What is needed: Reproduce the listing below exactly, minus its pictures.

Source material:
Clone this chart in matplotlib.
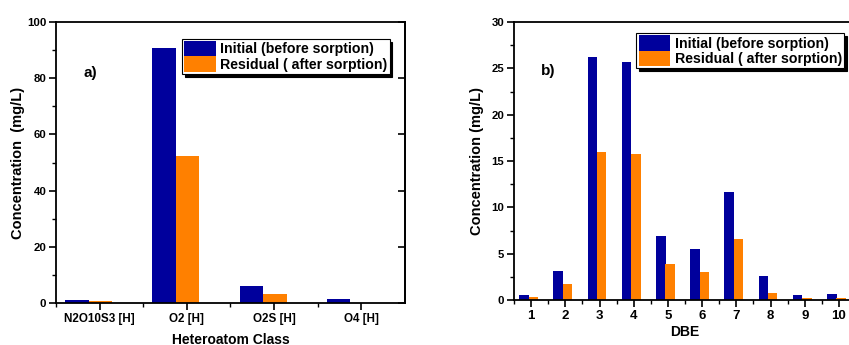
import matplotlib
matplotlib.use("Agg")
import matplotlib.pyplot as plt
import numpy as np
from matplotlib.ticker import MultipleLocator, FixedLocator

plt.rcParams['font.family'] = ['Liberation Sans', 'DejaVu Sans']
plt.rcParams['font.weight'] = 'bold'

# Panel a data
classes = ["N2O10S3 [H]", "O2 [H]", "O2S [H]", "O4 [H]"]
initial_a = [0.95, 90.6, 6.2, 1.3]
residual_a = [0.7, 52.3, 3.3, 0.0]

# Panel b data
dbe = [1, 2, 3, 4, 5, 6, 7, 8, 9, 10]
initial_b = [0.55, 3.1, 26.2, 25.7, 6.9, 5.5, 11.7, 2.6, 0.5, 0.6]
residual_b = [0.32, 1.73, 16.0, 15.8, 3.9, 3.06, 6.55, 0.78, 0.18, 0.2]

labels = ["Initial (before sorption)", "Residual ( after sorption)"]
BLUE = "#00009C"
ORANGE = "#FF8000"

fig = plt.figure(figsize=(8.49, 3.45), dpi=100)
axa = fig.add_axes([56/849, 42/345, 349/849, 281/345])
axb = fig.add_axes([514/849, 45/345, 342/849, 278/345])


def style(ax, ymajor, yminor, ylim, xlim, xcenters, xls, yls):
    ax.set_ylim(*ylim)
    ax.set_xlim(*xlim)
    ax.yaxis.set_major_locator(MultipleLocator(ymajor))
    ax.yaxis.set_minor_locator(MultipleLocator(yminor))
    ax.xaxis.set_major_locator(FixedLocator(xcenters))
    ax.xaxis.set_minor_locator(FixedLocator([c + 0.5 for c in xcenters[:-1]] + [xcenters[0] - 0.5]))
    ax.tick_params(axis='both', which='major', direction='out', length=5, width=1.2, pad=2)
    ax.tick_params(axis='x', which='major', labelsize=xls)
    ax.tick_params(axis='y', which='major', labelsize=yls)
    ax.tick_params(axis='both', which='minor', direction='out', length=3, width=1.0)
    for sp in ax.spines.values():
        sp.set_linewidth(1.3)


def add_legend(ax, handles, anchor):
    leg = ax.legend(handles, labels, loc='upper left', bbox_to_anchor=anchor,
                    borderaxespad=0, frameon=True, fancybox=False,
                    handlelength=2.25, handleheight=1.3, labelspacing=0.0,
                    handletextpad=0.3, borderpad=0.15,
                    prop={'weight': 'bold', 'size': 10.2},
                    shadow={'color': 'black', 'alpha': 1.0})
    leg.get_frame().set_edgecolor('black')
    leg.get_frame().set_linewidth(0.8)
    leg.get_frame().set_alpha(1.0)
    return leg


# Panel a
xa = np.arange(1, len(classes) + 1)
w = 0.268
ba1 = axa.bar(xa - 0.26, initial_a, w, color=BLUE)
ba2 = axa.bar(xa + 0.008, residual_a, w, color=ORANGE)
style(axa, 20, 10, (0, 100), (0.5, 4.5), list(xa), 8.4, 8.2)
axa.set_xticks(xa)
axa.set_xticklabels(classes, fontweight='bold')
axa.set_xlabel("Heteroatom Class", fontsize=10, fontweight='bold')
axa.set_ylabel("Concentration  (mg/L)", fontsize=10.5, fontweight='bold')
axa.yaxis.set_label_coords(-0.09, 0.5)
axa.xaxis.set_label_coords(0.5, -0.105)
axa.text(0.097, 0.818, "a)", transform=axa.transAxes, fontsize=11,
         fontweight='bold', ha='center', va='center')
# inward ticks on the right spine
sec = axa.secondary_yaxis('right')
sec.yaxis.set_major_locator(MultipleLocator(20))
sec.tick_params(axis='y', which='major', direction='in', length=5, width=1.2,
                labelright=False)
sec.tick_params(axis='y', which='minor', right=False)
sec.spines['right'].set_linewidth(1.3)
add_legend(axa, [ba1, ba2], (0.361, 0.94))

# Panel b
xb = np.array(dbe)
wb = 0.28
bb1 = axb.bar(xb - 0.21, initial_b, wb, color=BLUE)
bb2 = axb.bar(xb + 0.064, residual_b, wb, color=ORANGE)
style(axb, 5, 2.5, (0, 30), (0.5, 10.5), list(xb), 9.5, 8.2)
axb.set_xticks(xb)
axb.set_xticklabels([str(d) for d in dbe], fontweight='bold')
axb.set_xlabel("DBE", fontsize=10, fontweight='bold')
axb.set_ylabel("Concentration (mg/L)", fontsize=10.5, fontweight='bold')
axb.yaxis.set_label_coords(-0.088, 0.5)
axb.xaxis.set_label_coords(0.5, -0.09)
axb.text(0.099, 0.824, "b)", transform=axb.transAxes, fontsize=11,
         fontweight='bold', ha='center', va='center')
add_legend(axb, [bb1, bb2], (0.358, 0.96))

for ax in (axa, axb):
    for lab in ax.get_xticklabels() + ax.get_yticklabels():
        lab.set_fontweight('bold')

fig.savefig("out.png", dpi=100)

Answer to the problem:
Clone this chart in matplotlib.
import matplotlib
matplotlib.use("Agg")
import matplotlib.pyplot as plt
import numpy as np
from matplotlib.ticker import MultipleLocator, FixedLocator

plt.rcParams['font.family'] = ['Liberation Sans', 'DejaVu Sans']
plt.rcParams['font.weight'] = 'bold'

# Panel a data
classes = ["N2O10S3 [H]", "O2 [H]", "O2S [H]", "O4 [H]"]
initial_a = [0.95, 90.6, 6.2, 1.3]
residual_a = [0.7, 52.3, 3.3, 0.0]

# Panel b data
dbe = [1, 2, 3, 4, 5, 6, 7, 8, 9, 10]
initial_b = [0.55, 3.1, 26.2, 25.7, 6.9, 5.5, 11.7, 2.6, 0.5, 0.6]
residual_b = [0.32, 1.73, 16.0, 15.8, 3.9, 3.06, 6.55, 0.78, 0.18, 0.2]

labels = ["Initial (before sorption)", "Residual ( after sorption)"]
BLUE = "#00009C"
ORANGE = "#FF8000"

fig = plt.figure(figsize=(8.49, 3.45), dpi=100)
axa = fig.add_axes([56/849, 42/345, 349/849, 281/345])
axb = fig.add_axes([514/849, 45/345, 342/849, 278/345])


def style(ax, ymajor, yminor, ylim, xlim, xcenters, xls, yls):
    ax.set_ylim(*ylim)
    ax.set_xlim(*xlim)
    ax.yaxis.set_major_locator(MultipleLocator(ymajor))
    ax.yaxis.set_minor_locator(MultipleLocator(yminor))
    ax.xaxis.set_major_locator(FixedLocator(xcenters))
    ax.xaxis.set_minor_locator(FixedLocator([c + 0.5 for c in xcenters[:-1]] + [xcenters[0] - 0.5]))
    ax.tick_params(axis='both', which='major', direction='out', length=5, width=1.2, pad=2)
    ax.tick_params(axis='x', which='major', labelsize=xls)
    ax.tick_params(axis='y', which='major', labelsize=yls)
    ax.tick_params(axis='both', which='minor', direction='out', length=3, width=1.0)
    for sp in ax.spines.values():
        sp.set_linewidth(1.3)


def add_legend(ax, handles, anchor):
    leg = ax.legend(handles, labels, loc='upper left', bbox_to_anchor=anchor,
                    borderaxespad=0, frameon=True, fancybox=False,
                    handlelength=2.25, handleheight=1.3, labelspacing=0.0,
                    handletextpad=0.3, borderpad=0.15,
                    prop={'weight': 'bold', 'size': 10.2},
                    shadow={'color': 'black', 'alpha': 1.0})
    leg.get_frame().set_edgecolor('black')
    leg.get_frame().set_linewidth(0.8)
    leg.get_frame().set_alpha(1.0)
    return leg


# Panel a
xa = np.arange(1, len(classes) + 1)
w = 0.268
ba1 = axa.bar(xa - 0.26, initial_a, w, color=BLUE)
ba2 = axa.bar(xa + 0.008, residual_a, w, color=ORANGE)
style(axa, 20, 10, (0, 100), (0.5, 4.5), list(xa), 8.4, 8.2)
axa.set_xticks(xa)
axa.set_xticklabels(classes, fontweight='bold')
axa.set_xlabel("Heteroatom Class", fontsize=10, fontweight='bold')
axa.set_ylabel("Concentration  (mg/L)", fontsize=10.5, fontweight='bold')
axa.yaxis.set_label_coords(-0.09, 0.5)
axa.xaxis.set_label_coords(0.5, -0.105)
axa.text(0.097, 0.818, "a)", transform=axa.transAxes, fontsize=11,
         fontweight='bold', ha='center', va='center')
# inward ticks on the right spine
sec = axa.secondary_yaxis('right')
sec.yaxis.set_major_locator(MultipleLocator(20))
sec.tick_params(axis='y', which='major', direction='in', length=5, width=1.2,
                labelright=False)
sec.tick_params(axis='y', which='minor', right=False)
sec.spines['right'].set_linewidth(1.3)
add_legend(axa, [ba1, ba2], (0.361, 0.94))

# Panel b
xb = np.array(dbe)
wb = 0.28
bb1 = axb.bar(xb - 0.21, initial_b, wb, color=BLUE)
bb2 = axb.bar(xb + 0.064, residual_b, wb, color=ORANGE)
style(axb, 5, 2.5, (0, 30), (0.5, 10.5), list(xb), 9.5, 8.2)
axb.set_xticks(xb)
axb.set_xticklabels([str(d) for d in dbe], fontweight='bold')
axb.set_xlabel("DBE", fontsize=10, fontweight='bold')
axb.set_ylabel("Concentration (mg/L)", fontsize=10.5, fontweight='bold')
axb.yaxis.set_label_coords(-0.088, 0.5)
axb.xaxis.set_label_coords(0.5, -0.09)
axb.text(0.099, 0.824, "b)", transform=axb.transAxes, fontsize=11,
         fontweight='bold', ha='center', va='center')
add_legend(axb, [bb1, bb2], (0.358, 0.96))

for ax in (axa, axb):
    for lab in ax.get_xticklabels() + ax.get_yticklabels():
        lab.set_fontweight('bold')

fig.savefig("out.png", dpi=100)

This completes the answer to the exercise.